International -- Spotlight on the Philippines
BULLDOZERS BEARING OLIVE BRANCHES...BUT THE PEACE MAY BE BUILT ON SAND (int'l edition)
Amid the thatched huts and stilted wooden shacks of the Muslim town of Parang is the headquarters of the Philippine Army's 27th Infantry Battalion. Twenty minutes by jeep past rice paddies and rain forest and roadside stands that sell petrol out of Coke bottles is all it takes to reach the muddy mountain trail that leads to the main camp of the Moro Islamic Liberation Front (MILF), the country's second-largest Muslim rebel group. A decade ago, the troops of the 27th might have been on a search-and-destroy mission against the guerrillas. But these days, contact is carefully avoided. Instead, the soldiers focus on protecting roads from bandits and bringing health services to villagers.

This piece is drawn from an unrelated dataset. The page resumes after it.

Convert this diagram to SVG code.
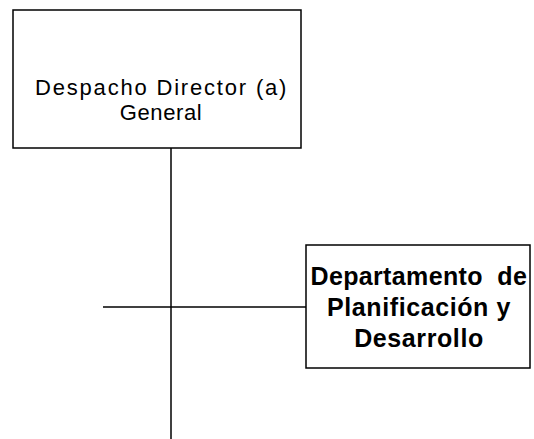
<svg xmlns="http://www.w3.org/2000/svg" width="534" height="439" viewBox="0 0 534 439">
<style>
.box{fill:#fff;stroke:#000;stroke-width:1.5}
.ln{stroke:#000;stroke-width:1.5;fill:none}
.t1{font-family:"Liberation Sans",Arial,sans-serif;font-size:22px;letter-spacing:0.6px;fill:#000;text-anchor:middle}
.t2{font-family:"Liberation Sans",Arial,sans-serif;font-size:25px;font-weight:bold;letter-spacing:0.6px;fill:#000;text-anchor:middle}
</style>
<rect width="534" height="439" fill="#fff"/>
<g id="connectors">
<line class="ln" x1="171" y1="148" x2="171" y2="439"/>
<line class="ln" x1="103" y1="307" x2="306" y2="307"/>
</g>
<g id="n1">
<rect class="box" x="13" y="10" width="288" height="138"/>
<text class="t1" x="161" y="95" textLength="252" lengthAdjust="spacing">Despacho Director (a)</text>
<text class="t1" x="161" y="120">General</text>
</g>
<g id="n2">
<rect class="box" x="306" y="245" width="224" height="123"/>
<text class="t2" x="419" y="285" textLength="217" lengthAdjust="spacing" xml:space="preserve">Departamento  de</text>
<text class="t2" x="419" y="316">Planificación y</text>
<text class="t2" x="419" y="347">Desarrollo</text>
</g>
</svg>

It's part of a government strategy being implemented in southwestern and central Mindanao, where most of the country's Muslim minority lives and where tens of thousands have died in the insurgency since the early 1970s. The idea is to erode grassroots support for the guerrillas by fostering economic development. "What we are trying to do is find out the needs of an area and then tie up with the local government officials--tell them what these people need," explains Major Ernesto Aradanas, the battalion commander. He adds that this role as a go-between is vital in an area so backward that farmers can hardly conceive of such notions as a paved road to market.
The government hopes to sign a peace accord with the main rebel group, the Moro National Liberation Front (MNLF), on Sept. 2. It has an informal, uneasy truce with the rival MILF.
"You cannot make the peace permanent if there is no development," says Brigadier General Rene Dado, regional commander. "You have to put up roads, buildings, maybe factories."
Indeed, all along, the biggest enemy has been empty stomachs. The government reported that in 1995, per capita income in and around Manila was $946 a year compared with $131 in four Muslim Mindanao provinces. The villages around Parang are typical of Muslim Mindanao, where large families often cram into one- or two-room dwellings without electricity or running water.
President Fidel V. Ramos' administration is building infrastructure ranging from bridges to power grids. Foreign aid grants and loans are funding 35 ongoing projects worth nearly $470 million on rugged, resource-rich Mindanao--with an additional $1.2 billion to come within three years.
Not everyone agrees that the government is doing things right. Professor Rufa Cagoco-Guiam of Mindanao's Notre Dame University has studied the Muslim Filipinos for two decades. She says that the strategy is "largely modeled on the Western type of development, which Muslims don't like very much." She notes programs that encourage lending structured with interest rates are considered un-Islamic. During one period, Cagoco-Guiam adds, the government encouraged hog raising: While pork is a staple in the Catholic-dominated north, it's a Muslim taboo. At the very least, she says, before bringing in work crews, the government should consult Muslim communities to avoid the gun battles that have stopped some projects dead in their bulldozer tracks.
Manila expects a peace dividend from its pact with the MNLF: investment in Mindanao from such members of the Organization of the Islamic Conference as Indonesia, Malaysia, and Brunei. Then, too, there's relief from the war's tab of nearly $3 billion since 1970.
But some Christian leaders fear that Manila is giving too much and compromising the interests of Christian migrants from the north, who now are the majority in many parts of Mindanao. So far, there have been street protests, and some Christians have threatened to arm themselves.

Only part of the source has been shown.